*EXERCISE DETAILS*
Retype only what runs from the first line of the listing to the line holding "NUM_FONT = ['Liberation Sans', 'DejaVu Sans']", both included. Do not retype the pictures.
━━━
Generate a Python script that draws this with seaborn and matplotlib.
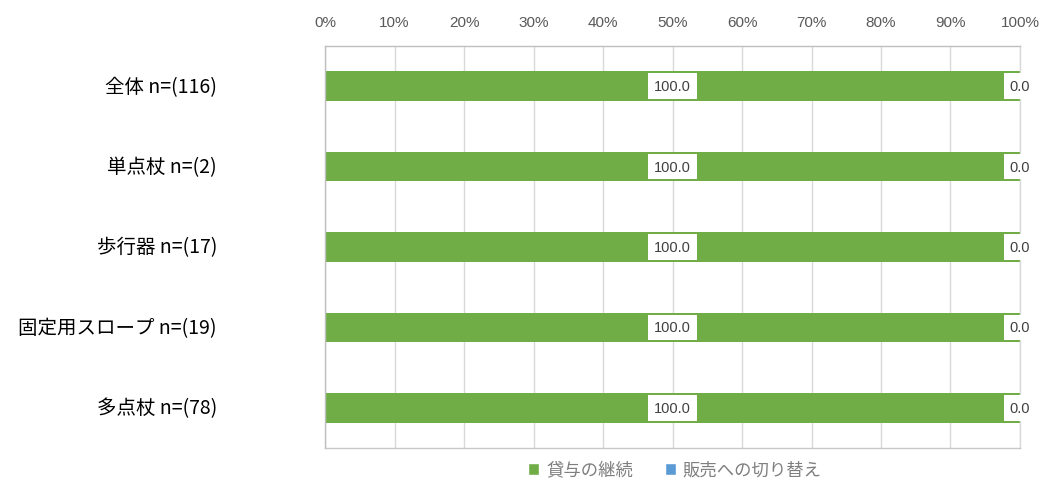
import pandas as pd
import numpy as np
import matplotlib.pyplot as plt
import seaborn as sns
from matplotlib.ticker import FuncFormatter
from matplotlib.patches import Patch

# Chart data
categories = ['全体 n=(116)', '単点杖 n=(2)', '歩行器 n=(17)', '固定用スロープ n=(19)', '多点杖 n=(78)']
series_names = ['貸与の継続', '販売への切り替え']
continue_values = [100.0, 100.0, 100.0, 100.0, 100.0]
switch_values = [0.0, 0.0, 0.0, 0.0, 0.0]

GREEN = '#70AD47'
BLUE = '#5B9BD5'
GREY_TEXT = '#595959'
NUM_FONT = ['Liberation Sans', 'DejaVu Sans']

sns.set_style('white')
plt.rcParams['font.family'] = ['Noto Sans CJK JP', 'DejaVu Sans']

df = pd.DataFrame({'category': categories, 'continue': continue_values, 'switch': switch_values})

fig = plt.figure(figsize=(10.43, 4.81), dpi=100)
ax = fig.add_axes([325 / 1043, 1 - 449 / 481, (1020 - 325) / 1043, (449 - 47) / 481])

bar_h = 0.37
sns.barplot(data=df, y='category', x='continue', color=GREEN, orient='h',
            width=bar_h, ax=ax, saturation=1, edgecolor='none')
ax.barh(np.arange(len(categories)), df['switch'], left=df['continue'],
        height=bar_h, color=BLUE, edgecolor='none')

ax.set_xlim(0, 100)
ax.set_ylim(len(categories) - 0.5, -0.5)
ax.set_xticks(np.arange(0, 101, 10))
ax.xaxis.set_major_formatter(FuncFormatter(lambda x, pos: f"{x:.0f}%"))
ax.xaxis.tick_top()
ax.tick_params(axis='x', length=0, pad=12, labelsize=11, labelcolor=GREY_TEXT)
for lbl in ax.get_xticklabels():
    lbl.set_family(NUM_FONT)
ax.set_xlabel('')
ax.set_ylabel('')
ax.grid(axis='x', color='#D9D9D9', linewidth=1)
ax.set_axisbelow(True)
for s in ax.spines.values():
    s.set_color('#D9D9D9')
    s.set_linewidth(1)
ax.spines['left'].set_color('#BFBFBF')
ax.spines['top'].set_color('#BFBFBF')
ax.spines['bottom'].set_color('#C8C8C8')

# category labels placed to the left, right aligned
ax.set_yticks([])
for i, cat in enumerate(categories):
    ax.annotate(cat, xy=(0, i), xycoords=('axes fraction', 'data'),
                xytext=(-108, 0), textcoords='offset pixels',
                ha='right', va='center', fontsize=14, fontweight='normal',
                color='#000000')

# value labels
box = dict(facecolor='white', edgecolor='none', boxstyle='square,pad=0.4')
for i in range(len(categories)):
    c = continue_values[i]
    ax.text(c / 2, i, f"{c:.1f}", ha='center', va='center', fontsize=10.5,
            color='#404040', family=NUM_FONT, bbox=box)
    s = switch_values[i]
    ax.text(c + s, i, f"{s:.1f}", ha='center', va='center', fontsize=10.5,
            color='#404040', family=NUM_FONT, bbox=box, clip_on=False)

handles = [Patch(facecolor=GREEN, label=series_names[0]),
           Patch(facecolor=BLUE, label=series_names[1])]
fig.legend(handles=handles, loc='center', bbox_to_anchor=(675 / 1043, 1 - 471 / 481),
           ncol=2, frameon=False, fontsize=12.5, labelcolor='#7F7F7F',
           handlelength=0.65, handleheight=0.65, handletextpad=0.4, columnspacing=1.8)

plt.savefig('out.png', dpi=100)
━━━
*FINAL ANSWER*
Generate a Python script that draws this with seaborn and matplotlib.
import pandas as pd
import numpy as np
import matplotlib.pyplot as plt
import seaborn as sns
from matplotlib.ticker import FuncFormatter
from matplotlib.patches import Patch

# Chart data
categories = ['全体 n=(116)', '単点杖 n=(2)', '歩行器 n=(17)', '固定用スロープ n=(19)', '多点杖 n=(78)']
series_names = ['貸与の継続', '販売への切り替え']
continue_values = [100.0, 100.0, 100.0, 100.0, 100.0]
switch_values = [0.0, 0.0, 0.0, 0.0, 0.0]

GREEN = '#70AD47'
BLUE = '#5B9BD5'
GREY_TEXT = '#595959'
NUM_FONT = ['Liberation Sans', 'DejaVu Sans']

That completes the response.